Coup de théâtre en juin 1966 : Allan’s Beverages Limited de Montréal acquiert certains actifs et marques de commerce de Christin. Ce producteur de boissons gazeuses fondé en 1882 acquiert par ailleurs tous les droits de distribution des produits de cette firme. Soit dit en passant, les dits produits seraient distribués par la division Nesbitt d’Allan’s Beverages.
En fait, votre humble serviteur se demande si le Nesbitt en question n’est pas en fait Nesbitt’s Orange (Montreal) 1961 Limited de… Montréal, mais je digresse.

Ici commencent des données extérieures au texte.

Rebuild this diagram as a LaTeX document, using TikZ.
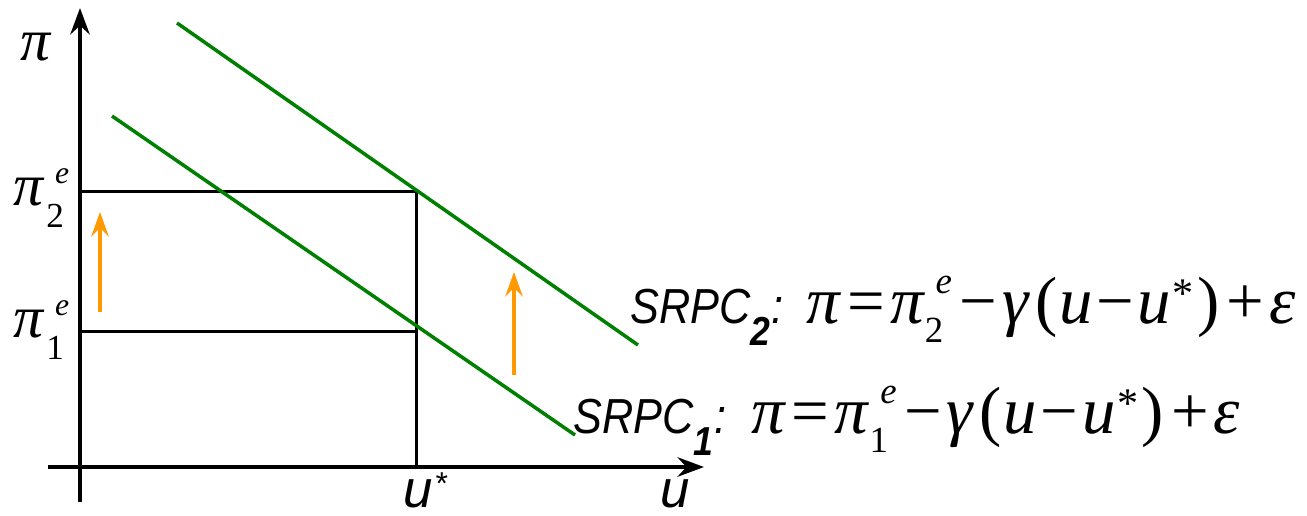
\documentclass[tikz,border=0pt]{standalone}
\usepackage{fontspec}
\usepackage{graphicx}
\setmainfont{Liberation Serif}
\newfontfamily\arialf{Liberation Sans}
\usetikzlibrary{arrows.meta}
\definecolor{lgreen}{RGB}{0,128,0}
\definecolor{lorange}{RGB}{255,153,0}
% axis label pi with sub/sup
\newcommand\axpi[1]{\textit{π}\kern1pt\rlap{\kern5pt\raisebox{12.5pt}{\fontsize{18}{18}\selectfont\textit{e}}}\raisebox{-13pt}{\fontsize{20}{20}\selectfont #1}}
% SRPC label
\newcommand\srpc[1]{\scalebox{0.88}[1]{\arialf\itshape\fontsize{28}{28}\selectfont SRPC\raisebox{-13pt}{\fontsize{23}{23}\selectfont\bfseries #1}\kern1pt:}}
% equation body
\newcommand\eqbody[1]{{\fontsize{38}{38}\selectfont\textit{π}\kern3pt=\kern3pt\textit{π}\kern0pt\rlap{\kern6pt\raisebox{17pt}{\fontsize{21}{21}\selectfont\textit{e}}}\raisebox{-11pt}{\fontsize{21}{21}\selectfont #1}\kern9pt−\kern3pt\textit{γ}\kern3pt(\kern1pt\textit{u}\kern2pt−\kern2pt\textit{u}\kern1pt\raisebox{9pt}{\fontsize{24}{24}\selectfont *}\kern2pt)\kern4pt+\kern3pt\textit{ε}}}
\begin{document}
\begin{tikzpicture}[x=0.02cm,y=-0.02cm,
  axis/.style={line width=2.6pt,-{Stealth[length=15pt,width=11pt,inset=5pt]}},
  guide/.style={line width=1.7pt},
  srpcline/.style={line width=2pt,lgreen},
  uparrow/.style={line width=1.8pt,lorange,-{Stealth[length=14pt,width=10pt,inset=5pt]}},
  lab/.style={inner sep=0pt,anchor=base west},
  txt/.style={font=\fontsize{34}{34}\selectfont}]
\useasboundingbox (0,0) rectangle (1307,515);
% axes
\coordinate (yb) at (80,502);
\coordinate (yt) at (80,8);
\coordinate (xl) at (48,467);
\coordinate (xr) at (704,467);
\draw[axis] (yb) -- (yt);
\draw[axis] (xl) -- (xr);
% guides
\coordinate (p2) at (80,191);
\coordinate (p1) at (80,331);
\coordinate (e2) at (416,191);
\coordinate (e1) at (416,331);
\coordinate (us) at (416,467);
\draw[guide] (p2) -- (e2) -- (us);
\draw[guide] (p1) -- (e1);
% SRPC lines
\coordinate (a2) at (177,23);
\coordinate (b2) at (638,345);
\coordinate (a1) at (112,116);
\coordinate (b1) at (575,435);
\draw[srpcline] (a2) -- (b2);
\draw[srpcline] (a1) -- (b1);
% shift arrows
\coordinate (o1a) at (100,312);
\coordinate (o1b) at (100,212);
\coordinate (o2a) at (514,375);
\coordinate (o2b) at (514,272);
\draw[uparrow] (o1a) -- (o1b);
\draw[uparrow] (o2a) -- (o2b);
% labels
\node[lab,txt] (pi) at (20,60) {\textit{π}};
\node[lab,txt] (pi2) at (13,205) {\axpi{2}};
\node[lab,txt] (pi1) at (13,337) {\axpi{1}};
\node[lab,font=\arialf\itshape\fontsize{30}{30}\selectfont] (ustar) at (403,507) {u\kern1pt\raisebox{7pt}{\fontsize{18}{18}\selectfont *}};
\node[lab,font=\arialf\itshape\fontsize{30}{30}\selectfont] (ulab) at (660,507) {u};
\node[lab] (eq2) at (630,323) {\srpc{2}\kern13pt\eqbody{2}};
\node[lab] (eq1) at (573,433) {\srpc{1}\kern14pt\eqbody{1}};
\end{tikzpicture}
\end{document}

La direction d’Allan’s Beverages explique en partie sa décision par le fait que la consommation de boissons gazeuses par personne dans la région de Montréal est, dit-on, supérieure à celle de toute autre région de la Terre. Wah!
Le susmentionné Gascon, oui, Charles Auguste Gascon, survit à ce tournant drastique de quelques années. Il quitte ce monde en juillet 1975, à l’âge de 89 ans.
Petit coup de théâtre en juillet 1986 : Breuvages Cott Limitée de Montréal, la filiale canadienne du producteur de boissons gazeuses américain Cott Corporation, annonce son intention de ressusciter deux boissons gazeuses très populaires en leur temps, soit les nectar mousseux et bière d’épinette Christin, deux produits éliminés par Allan’s Beverages à un moment donné parce qu’elle vendait des breuvages similaires.
Comment est-ce possible, demandez-vous, ami(e) lectrice ou lecteur? Une bonne question. Voyez-vous, au cours des semaines, mois et années qui suivent l’achat des droits de production, vente et distribution des produits d’Allan’s Beverages, euh, de Breuvages Allan Limitée à l’époque en fait, par Breuvages Cott, en mars 1981, quelques / plusieurs firmes souhaitent acquérir les droits concernant le nectar mousseux et la bière d’épinette Christin. Sentant la bonne affaire, la direction de Breuvages Cott décide de relancer leur production.
Votre humble serviteur ne saurait dire quand cette résurrection prend fin.
Christin est officiellement dissoute en 1989.
Prenez-bien soin de vous, ami(e) lectrice ou lecteur, car l’hiver vient. Il sera là dans… 279 jours.